**SHORT TASK**
Write out the listing below without alteration, omitting its pictures.

**DATA SHOWN**
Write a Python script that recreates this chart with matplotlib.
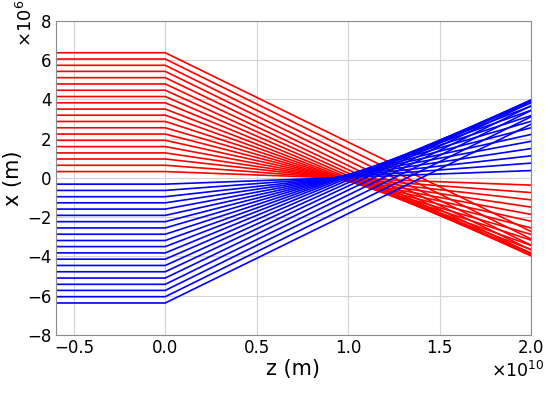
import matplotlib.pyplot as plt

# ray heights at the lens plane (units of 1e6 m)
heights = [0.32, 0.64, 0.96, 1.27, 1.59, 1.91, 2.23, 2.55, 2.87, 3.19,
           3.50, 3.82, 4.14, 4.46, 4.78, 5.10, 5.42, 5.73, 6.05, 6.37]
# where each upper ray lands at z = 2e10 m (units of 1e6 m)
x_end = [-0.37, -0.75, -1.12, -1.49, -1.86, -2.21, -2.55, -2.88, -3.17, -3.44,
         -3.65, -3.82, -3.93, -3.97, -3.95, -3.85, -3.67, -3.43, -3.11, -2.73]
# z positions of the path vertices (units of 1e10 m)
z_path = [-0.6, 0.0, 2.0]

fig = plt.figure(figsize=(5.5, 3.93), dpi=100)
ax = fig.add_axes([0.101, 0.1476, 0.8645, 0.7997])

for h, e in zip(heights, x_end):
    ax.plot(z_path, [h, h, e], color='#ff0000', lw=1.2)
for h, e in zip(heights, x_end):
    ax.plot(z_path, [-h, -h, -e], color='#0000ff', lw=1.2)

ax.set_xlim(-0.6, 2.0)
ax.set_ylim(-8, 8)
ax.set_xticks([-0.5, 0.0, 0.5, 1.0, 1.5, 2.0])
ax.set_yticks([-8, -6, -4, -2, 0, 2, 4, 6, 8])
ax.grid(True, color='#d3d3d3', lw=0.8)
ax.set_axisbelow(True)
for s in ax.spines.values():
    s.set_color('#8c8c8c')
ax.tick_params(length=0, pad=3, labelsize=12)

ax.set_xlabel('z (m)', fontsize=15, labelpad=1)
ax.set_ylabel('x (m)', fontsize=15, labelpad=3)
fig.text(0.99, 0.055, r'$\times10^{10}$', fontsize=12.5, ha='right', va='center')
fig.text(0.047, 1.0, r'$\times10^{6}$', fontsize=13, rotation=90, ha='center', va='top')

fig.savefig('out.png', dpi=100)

**OUTPUT OF THE EXERCISE**
Write a Python script that recreates this chart with matplotlib.
import matplotlib.pyplot as plt

# ray heights at the lens plane (units of 1e6 m)
heights = [0.32, 0.64, 0.96, 1.27, 1.59, 1.91, 2.23, 2.55, 2.87, 3.19,
           3.50, 3.82, 4.14, 4.46, 4.78, 5.10, 5.42, 5.73, 6.05, 6.37]
# where each upper ray lands at z = 2e10 m (units of 1e6 m)
x_end = [-0.37, -0.75, -1.12, -1.49, -1.86, -2.21, -2.55, -2.88, -3.17, -3.44,
         -3.65, -3.82, -3.93, -3.97, -3.95, -3.85, -3.67, -3.43, -3.11, -2.73]
# z positions of the path vertices (units of 1e10 m)
z_path = [-0.6, 0.0, 2.0]

fig = plt.figure(figsize=(5.5, 3.93), dpi=100)
ax = fig.add_axes([0.101, 0.1476, 0.8645, 0.7997])

for h, e in zip(heights, x_end):
    ax.plot(z_path, [h, h, e], color='#ff0000', lw=1.2)
for h, e in zip(heights, x_end):
    ax.plot(z_path, [-h, -h, -e], color='#0000ff', lw=1.2)

ax.set_xlim(-0.6, 2.0)
ax.set_ylim(-8, 8)
ax.set_xticks([-0.5, 0.0, 0.5, 1.0, 1.5, 2.0])
ax.set_yticks([-8, -6, -4, -2, 0, 2, 4, 6, 8])
ax.grid(True, color='#d3d3d3', lw=0.8)
ax.set_axisbelow(True)
for s in ax.spines.values():
    s.set_color('#8c8c8c')
ax.tick_params(length=0, pad=3, labelsize=12)

ax.set_xlabel('z (m)', fontsize=15, labelpad=1)
ax.set_ylabel('x (m)', fontsize=15, labelpad=3)
fig.text(0.99, 0.055, r'$\times10^{10}$', fontsize=12.5, ha='right', va='center')
fig.text(0.047, 1.0, r'$\times10^{6}$', fontsize=13, rotation=90, ha='center', va='top')

fig.savefig('out.png', dpi=100)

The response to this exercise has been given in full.